**Rows:**

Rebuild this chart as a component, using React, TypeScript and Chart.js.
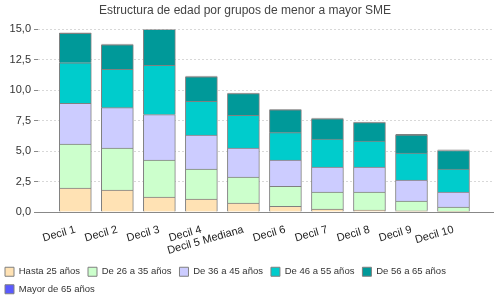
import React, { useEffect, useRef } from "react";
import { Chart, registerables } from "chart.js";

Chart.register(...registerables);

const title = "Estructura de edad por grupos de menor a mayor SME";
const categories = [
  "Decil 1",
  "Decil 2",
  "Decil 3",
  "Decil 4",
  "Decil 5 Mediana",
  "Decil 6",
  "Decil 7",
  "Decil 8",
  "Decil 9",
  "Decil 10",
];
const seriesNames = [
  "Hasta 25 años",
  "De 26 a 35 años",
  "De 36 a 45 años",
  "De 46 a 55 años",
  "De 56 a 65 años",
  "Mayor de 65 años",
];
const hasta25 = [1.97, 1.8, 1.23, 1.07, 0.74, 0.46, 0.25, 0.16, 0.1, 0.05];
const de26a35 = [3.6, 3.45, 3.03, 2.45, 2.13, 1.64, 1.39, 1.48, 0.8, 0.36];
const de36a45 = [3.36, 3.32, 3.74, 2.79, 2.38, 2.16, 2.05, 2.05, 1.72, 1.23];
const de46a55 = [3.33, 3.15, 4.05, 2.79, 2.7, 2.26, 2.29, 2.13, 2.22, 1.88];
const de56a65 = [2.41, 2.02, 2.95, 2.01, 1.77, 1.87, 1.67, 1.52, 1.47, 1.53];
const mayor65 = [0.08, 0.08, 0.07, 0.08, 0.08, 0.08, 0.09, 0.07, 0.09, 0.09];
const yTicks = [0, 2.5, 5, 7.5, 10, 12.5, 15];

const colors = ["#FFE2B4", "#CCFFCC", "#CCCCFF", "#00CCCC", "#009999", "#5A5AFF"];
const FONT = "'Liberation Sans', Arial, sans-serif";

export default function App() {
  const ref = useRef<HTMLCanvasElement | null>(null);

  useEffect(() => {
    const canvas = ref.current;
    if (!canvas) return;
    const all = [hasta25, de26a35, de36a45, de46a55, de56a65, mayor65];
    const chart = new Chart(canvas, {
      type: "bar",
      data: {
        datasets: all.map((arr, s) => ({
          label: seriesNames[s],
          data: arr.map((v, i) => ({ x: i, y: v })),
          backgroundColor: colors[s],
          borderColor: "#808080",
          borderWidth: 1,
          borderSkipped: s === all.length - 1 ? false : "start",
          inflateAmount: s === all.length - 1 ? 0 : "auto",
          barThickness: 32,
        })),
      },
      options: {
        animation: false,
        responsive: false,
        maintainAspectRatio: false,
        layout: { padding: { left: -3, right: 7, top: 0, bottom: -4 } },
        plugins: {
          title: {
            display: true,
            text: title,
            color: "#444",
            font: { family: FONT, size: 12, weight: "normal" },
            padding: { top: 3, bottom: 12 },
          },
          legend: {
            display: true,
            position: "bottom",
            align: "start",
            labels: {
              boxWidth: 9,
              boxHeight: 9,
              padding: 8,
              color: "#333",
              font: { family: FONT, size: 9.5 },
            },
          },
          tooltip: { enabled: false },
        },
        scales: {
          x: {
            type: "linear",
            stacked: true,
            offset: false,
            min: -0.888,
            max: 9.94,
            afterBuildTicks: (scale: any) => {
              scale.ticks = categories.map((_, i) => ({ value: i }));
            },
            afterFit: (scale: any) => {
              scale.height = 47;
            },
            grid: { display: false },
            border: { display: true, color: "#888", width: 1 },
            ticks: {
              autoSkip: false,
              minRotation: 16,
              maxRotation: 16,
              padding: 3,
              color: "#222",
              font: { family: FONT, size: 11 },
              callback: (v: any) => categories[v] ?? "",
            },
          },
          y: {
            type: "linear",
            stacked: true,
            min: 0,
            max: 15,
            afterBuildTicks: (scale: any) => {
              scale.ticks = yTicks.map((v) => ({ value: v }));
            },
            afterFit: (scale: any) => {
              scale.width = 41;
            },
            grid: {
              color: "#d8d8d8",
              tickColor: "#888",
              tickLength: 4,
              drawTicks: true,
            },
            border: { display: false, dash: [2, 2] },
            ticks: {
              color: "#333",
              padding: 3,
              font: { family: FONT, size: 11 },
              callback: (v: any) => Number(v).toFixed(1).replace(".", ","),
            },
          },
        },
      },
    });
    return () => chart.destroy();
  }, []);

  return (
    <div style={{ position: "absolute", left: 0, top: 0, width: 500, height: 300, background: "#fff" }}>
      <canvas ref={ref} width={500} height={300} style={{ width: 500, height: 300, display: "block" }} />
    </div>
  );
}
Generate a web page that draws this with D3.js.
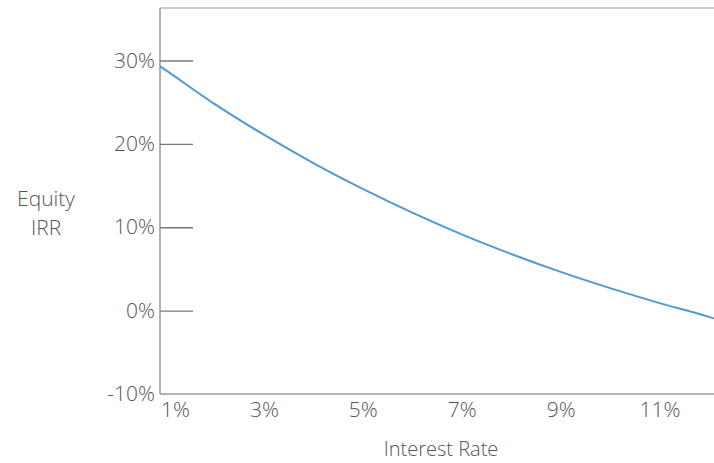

**Problem requirements:** With all pictures left out, please transcribe exactly the lines from the start of the material through the line with "Chart.register(...registerables);".

**Solution to the problem:**
Rebuild this chart as a component, using React, TypeScript and Chart.js.
import React, { useEffect, useRef } from "react";
import { Chart, registerables } from "chart.js";

Chart.register(...registerables);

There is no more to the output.